It was sometime around 2010 or 2011 when I wasted over two hours listening to a presentation by a famous economist / money manager expounding on all the reasons the US dollar was on the verge of cratering, fiat currency as we knew it was about to be worthless, gold would reach 10,000 and stocks were going to plummet a la 1929.
It was disturbing, well-articulated and shook me to the core. I spent the next several days in deep thought about this, wondering if I should change our strategy for clients and the assets we were caring for. It seemed as if everywhere I turned there was another headline predicting impending doom.
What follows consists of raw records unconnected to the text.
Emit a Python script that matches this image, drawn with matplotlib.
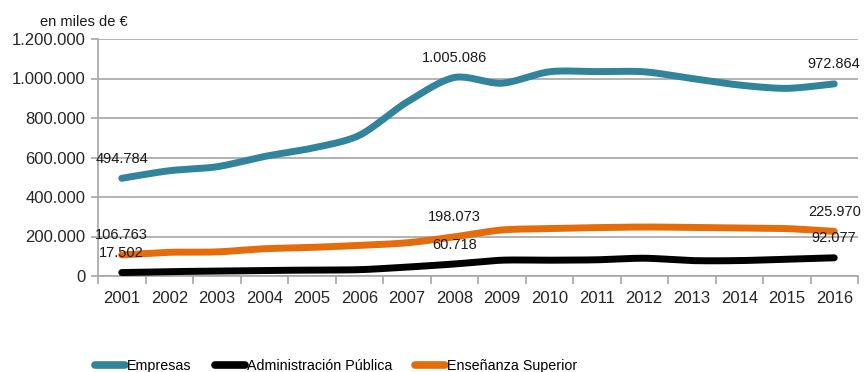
import numpy as np
import matplotlib
matplotlib.use("Agg")
import matplotlib.pyplot as plt
from matplotlib.ticker import FuncFormatter, FixedLocator, NullFormatter
from matplotlib.lines import Line2D
from matplotlib import font_manager

years = ["2001", "2002", "2003", "2004", "2005", "2006", "2007", "2008",
         "2009", "2010", "2011", "2012", "2013", "2014", "2015", "2016"]
empresas = [494784, 533000, 553000, 605000, 647000, 712000, 880000, 1005086,
            976000, 1034000, 1035000, 1034000, 1000000, 967000, 950000, 972864]
admin_publica = [17502, 22000, 25000, 28000, 30000, 32000, 45000, 60718,
                 80000, 80000, 82000, 90000, 78000, 78000, 85000, 92077]
ensenanza = [106763, 120000, 122000, 138000, 145000, 155000, 168000, 198073,
             233000, 240000, 245000, 248000, 246000, 243000, 240000, 225970]
labelled = [0, 7, 15]
series_names = ["Empresas", "Administración Pública", "Enseñanza Superior"]
colors = ["#31849B", "#000000", "#E46C0A"]

names = {f.name for f in font_manager.fontManager.ttflist}
base_font = "Liberation Sans" if "Liberation Sans" in names else "DejaVu Sans"
plt.rcParams["font.family"] = [base_font, "DejaVu Sans"]


def smooth(xs, ys, n=20, k=7.0):
    xs = np.asarray(xs, float)
    ys = np.asarray(ys, float)
    px = np.concatenate([[xs[0]], xs, [xs[-1]]])
    py = np.concatenate([[ys[0]], ys, [ys[-1]]])
    outx, outy = [], []
    t = np.linspace(0, 1, n, endpoint=False)
    for i in range(1, len(px) - 2):
        p0 = np.array([px[i], py[i]])
        p3 = np.array([px[i + 1], py[i + 1]])
        p1 = p0 + (np.array([px[i + 1], py[i + 1]]) - np.array([px[i - 1], py[i - 1]])) / k
        p2 = p3 - (np.array([px[i + 2], py[i + 2]]) - np.array([px[i], py[i]])) / k
        b = ((1 - t) ** 3)[:, None] * p0 + (3 * (1 - t) ** 2 * t)[:, None] * p1 + \
            (3 * (1 - t) * t ** 2)[:, None] * p2 + (t ** 3)[:, None] * p3
        outx.extend(b[:, 0])
        outy.extend(b[:, 1])
    outx.append(xs[-1])
    outy.append(ys[-1])
    return np.array(outx), np.array(outy)


fig = plt.figure(figsize=(8.67, 3.72), dpi=100)
ax = fig.add_axes([98 / 867, 1 - 276 / 372, 760 / 867, 237 / 372])

x = np.arange(len(years))
grid_c = "#A6A6A6"
for vals, col in zip([empresas, admin_publica, ensenanza], colors):
    sx, sy = smooth(x, vals)
    ax.plot(sx, sy, color=col, lw=5.0, solid_capstyle="round", solid_joinstyle="round", zorder=3)

fmt = lambda v: f"{int(round(v)):,}".replace(",", ".")
for vals in [empresas, admin_publica, ensenanza]:
    for i in labelled:
        ax.annotate(fmt(vals[i]), (x[i], vals[i]), xytext=(0, 14), textcoords="offset points",
                    ha="center", va="center", fontsize=10.5, color="#1a1a1a", zorder=4)

ax.set_xlim(-0.5, len(years) - 0.5)
ax.set_ylim(0, 1200000)
ax.yaxis.set_major_locator(FixedLocator(np.arange(0, 1200001, 200000)))
ax.yaxis.set_major_formatter(FuncFormatter(lambda v, p: fmt(v)))
ax.grid(axis="y", color=grid_c, lw=1.2, zorder=0)
ax.set_axisbelow(True)

ax.xaxis.set_major_locator(FixedLocator(np.arange(-0.5, len(years), 1.0)))
ax.xaxis.set_major_formatter(NullFormatter())
ax.xaxis.set_minor_locator(FixedLocator(x))
ax.set_xticklabels(years, minor=True)
ax.tick_params(axis="x", which="major", length=6, width=1.2, color=grid_c, direction="out")
ax.tick_params(axis="x", which="minor", length=0, pad=11, labelsize=12, labelcolor="#262626")
ax.tick_params(axis="y", length=5, width=1.2, color=grid_c, labelsize=12, labelcolor="#262626", pad=4)

for s in ["top", "right"]:
    ax.spines[s].set_visible(False)
for s in ["left", "bottom"]:
    ax.spines[s].set_color(grid_c)
    ax.spines[s].set_linewidth(1.2)

fig.text(40 / 867, 1 - 22 / 372, "en miles de €", fontsize=10.5, color="#1a1a1a",
         ha="left", va="center")

handles = [Line2D([0], [0], color=c, lw=5.5, solid_capstyle="round") for c in colors]
fig.legend(handles, series_names, loc="center left", bbox_to_anchor=(95 / 867, 6 / 372),
           ncol=3, frameon=False, handlelength=2.1, handletextpad=0.15, columnspacing=1.6,
           prop={"family": [base_font], "size": 10.3}, borderpad=0, borderaxespad=0)

fig.savefig("out.png", dpi=100)
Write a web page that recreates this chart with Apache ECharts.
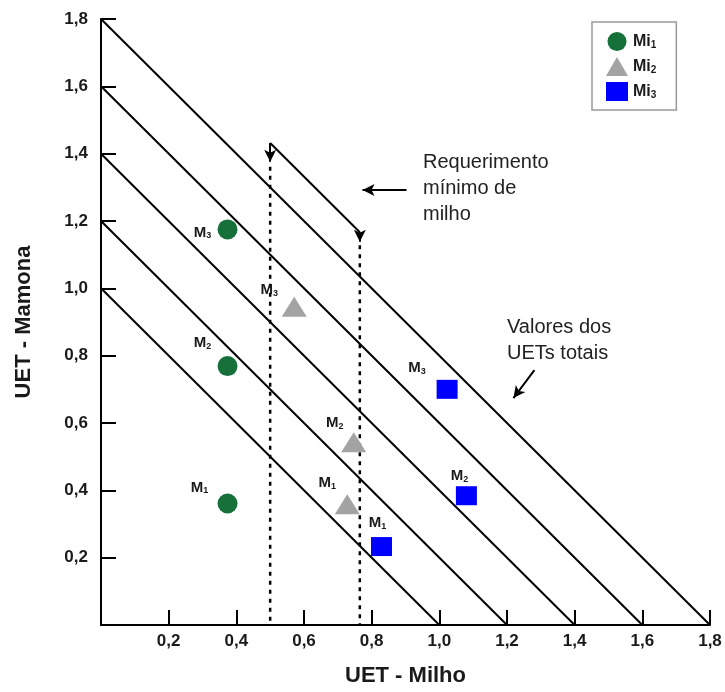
<!DOCTYPE html>
<html>
<head>
<meta charset="utf-8">
<script src="https://cdn.jsdelivr.net/npm/echarts@6/dist/echarts.min.js"></script>
<style>
  html, body { margin: 0; padding: 0; background: #ffffff; }
  #chart { width: 725px; height: 692px; }
</style>
</head>
<body>
<div id="chart"></div>
<script>
// Tick labels shared by both axes (0 is left blank)
const tickLabels = ['', '0,2', '0,4', '0,6', '0,8', '1,0', '1,2', '1,4', '1,6', '1,8'];

// Total UET iso-lines: UET milho + UET mamona = total
const isoTotals = [1.0, 1.2, 1.4, 1.6, 1.8];

// Minimum maize requirement (UET - Milho) and where each dotted guide starts
const minMilho = [0.5, 0.765];
const guideTop = [1.361, 1.128];

// Points per maize arrangement [UET milho, UET mamona]; order M1, M2, M3
const seriesNames = ['Mi1', 'Mi2', 'Mi3'];
const mi1 = [[0.374, 0.361], [0.374, 0.769], [0.374, 1.175]];
const mi2 = [[0.728, 0.359], [0.747, 0.543], [0.571, 0.945]];
const mi3 = [[0.829, 0.233], [1.080, 0.384], [1.023, 0.700]];
const pointSubscripts = ['1', '2', '3'];

// Label placement (pixels from the marker centre), order M1, M2, M3
const labelOffsets = {
  Mi1: [[-28, -16], [-25, -23], [-25, 3]],
  Mi2: [[-20, -21], [-19, -19], [-25, -17]],
  Mi3: [[-4, -24], [-7, -20], [-30, -21]]
};

const FONT = 'Liberation Sans, Arial, Helvetica, sans-serif';
const INK = '#1a1a1a';

const chart = echarts.init(document.getElementById('chart'), null, { renderer: 'canvas' });

function tickText(v) {
  const i = Math.round(v / 0.2);
  return tickLabels[i] !== undefined ? tickLabels[i] : '';
}

function axisBase(name) {
  return {
    type: 'value',
    min: 0,
    max: 1.8,
    interval: 0.2,
    name: name,
    nameLocation: 'middle',
    nameTextStyle: { fontFamily: FONT, fontWeight: 'bold', fontSize: 22, color: INK },
    axisLine: { show: true, onZero: false, lineStyle: { color: '#000', width: 2 } },
    axisTick: { show: true, inside: true, length: 15, lineStyle: { color: '#000', width: 2 } },
    splitLine: { show: false },
    axisLabel: {
      formatter: tickText,
      fontFamily: FONT, fontWeight: 'bold', fontSize: 17, color: INK,
      showMinLabel: true, showMaxLabel: true
    }
  };
}

const xAxis = axisBase('UET - Milho');
xAxis.nameGap = 40;
xAxis.axisLabel.margin = 8;

const yAxis = axisBase('UET - Mamona');
yAxis.nameGap = 66;
yAxis.nameRotate = 90;
yAxis.axisLabel.margin = 13;

const series = [];

// Iso-lines of total UET
isoTotals.forEach(function (t) {
  series.push({
    type: 'line',
    name: 'UET total ' + t,
    data: [[0, t], [t, 0]],
    symbol: 'none',
    silent: true,
    lineStyle: { color: '#000', width: 2 },
    z: 2
  });
});

// Dotted guides for the minimum maize requirement
minMilho.forEach(function (x, i) {
  series.push({
    type: 'line',
    name: 'req ' + x,
    data: [[x, guideTop[i]], [x, 0]],
    symbol: 'none',
    silent: true,
    lineStyle: { color: '#000', width: 2.5, type: [4, 5] },
    z: 2
  });
});

// Bracket over the guides and annotation arrows
const bracketTop = 1.4315;
const bracketEnd = bracketTop - (minMilho[1] - minMilho[0]);
series.push({
  type: 'line',
  name: 'annotations',
  data: [],
  silent: true,
  markLine: {
    silent: true,
    animation: false,
    symbol: ['none', 'arrow'],
    symbolSize: [9, 12],
    label: { show: false },
    emphasis: { disabled: true },
    lineStyle: { color: '#000', width: 2, type: 'solid' },
    data: [
      [{ coord: [minMilho[0], bracketTop] }, { coord: [minMilho[0], 1.376] }],
      [{ coord: [minMilho[0], bracketTop], symbol: 'none' }, { coord: [minMilho[1], bracketEnd], symbol: 'none' }],
      [{ coord: [minMilho[1], bracketEnd] }, { coord: [minMilho[1], 1.138] }],
      [{ coord: [0.903, 1.292] }, { coord: [0.773, 1.292] }],
      [{ coord: [1.281, 0.757] }, { coord: [1.219, 0.674] }]
    ]
  },
  z: 3
});

const markerStyles = {
  Mi1: { symbol: 'circle', size: 20, color: '#16703a' },
  Mi2: { symbol: 'triangle', size: [25, 20], color: '#a3a3a3' },
  Mi3: { symbol: 'rect', size: [21, 19], color: '#0000ff' }
};
const pointSets = { Mi1: mi1, Mi2: mi2, Mi3: mi3 };

seriesNames.forEach(function (name) {
  const st = markerStyles[name];
  series.push({
    type: 'scatter',
    name: name,
    symbol: st.symbol,
    symbolSize: st.size,
    itemStyle: { color: st.color, opacity: 1 },
    data: pointSets[name].map(function (p, i) {
      return { value: p, label: { offset: labelOffsets[name][i] } };
    }),
    label: {
      show: true,
      position: 'inside',
      align: 'center',
      verticalAlign: 'middle',
      formatter: function (p) { return '{m|M}{s|' + pointSubscripts[p.dataIndex] + '}'; },
      rich: {
        m: { fontFamily: FONT, fontWeight: 'bold', fontSize: 15, color: INK, lineHeight: 16 },
        s: { fontFamily: FONT, fontWeight: 'bold', fontSize: 9, color: INK, lineHeight: 9, verticalAlign: 'bottom' }
      }
    },
    emphasis: { disabled: true },
    z: 5
  });
});

const option = {
  animation: false,
  backgroundColor: '#ffffff',
  grid: { left: 101, right: 15, top: 19, bottom: 67, containLabel: false, outerBoundsMode: 'none' },
  xAxis: xAxis,
  yAxis: yAxis,
  legend: {
    orient: 'vertical',
    left: 592,
    top: 22,
    padding: [10, 20, 9, 14],
    itemGap: 6,
    itemWidth: 22,
    itemHeight: 19,
    borderColor: '#9a9a9a',
    borderWidth: 1.5,
    borderRadius: 0,
    selectedMode: false,
    data: [
      { name: 'Mi1', icon: 'circle' },
      { name: 'Mi2', icon: 'triangle' },
      { name: 'Mi3', icon: 'rect' }
    ],
    formatter: function (n) { return '{m|Mi}{s|' + n.slice(2) + '}'; },
    textStyle: {
      rich: {
        m: { fontFamily: FONT, fontWeight: 'bold', fontSize: 16, color: INK, lineHeight: 18 },
        s: { fontFamily: FONT, fontWeight: 'bold', fontSize: 10, color: INK, lineHeight: 10, verticalAlign: 'bottom' }
      }
    }
  },
  graphic: [
    {
      type: 'text',
      left: 423,
      top: 149,
      silent: true,
      style: {
        text: 'Requerimento\nmínimo de\nmilho',
        fontFamily: FONT, fontSize: 20, lineHeight: 26, fill: '#222'
      }
    },
    {
      type: 'text',
      left: 507,
      top: 314,
      silent: true,
      style: {
        text: 'Valores dos\nUETs totais',
        fontFamily: FONT, fontSize: 20, lineHeight: 26, fill: '#222'
      }
    }
  ],
  series: series
};

chart.setOption(option);
</script>
</body>
</html>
The problem I couldn’t wrap my head around however was ‘against what currency?’ You see, what the economist failed to mention to the public, and what many forget, is that unlike a stock or bond price, which are quoted as static prices, currencies are quoted against other currencies. In short, if I were to tell you that Apple was trading at $500, you would only know if this were good or bad depending on your knowledge of Apple’s price in the past. For instance, if Apple was trading at $600 a few months ago, today’s price would be bad, whereas if Apple was trading at $100 a few months ago, $500 would be fantastic. The price of Apple is measured against itself, not any other asset. The dollar however is not quoted in those terms. The dollar is quoted against another currency or a basket of currencies. Think of this as a teeter-totter where one currency is on one side and another currency is on the other. If the US Dollar were to decline, it would mean that another currency would be rising.
The struggle I found with the argument in 2010 was that it assumed the US dollar would decline primarily against the Euro, which is the largest currency in the basket of currencies typically quoted against the dollar. If you recall, at that time Europe was in complete disarray with a pending Greece default, and Spain, Italy and Portugal not far behind. In my mind I struggled to rationalize how the US dollar would become worthless and somehow the Euro would be so valuable.
I decided to hold onto my opinion and not fall prey to another’s fear tactic. I made a mental note to see how it all shook out and file it away as a learning lesson. Shortly after that, I made a decision to never again let any emotionally-driven, fear-laden headline dictate my actions. It was one of the best decisions I’ve ever made.
The big loser in this year’s election is the media. Their credibility, in my opinion, is beyond shot and their fear tactics to get you to click, read, watch, share or like has become reprehensible. If you find yourself getting emotionally caught up in this, I strongly encourage you to shut it down, turn it off, kindly let someone know not to forward you any more ‘credible’ white papers and remember how wonderful and amazing life is.
At least thus far the markets like the election outcome or at least the way the numbers are shaking out. I believe the incredible run we’ve seen over the last few days are folks scrambling to jump back in who may have made the decision to jump out somewhere along the way. This strategy, in my opinion, is just as dangerous. Methodical, unemotional, planning-based investing is and will always be the best strategy for the long haul.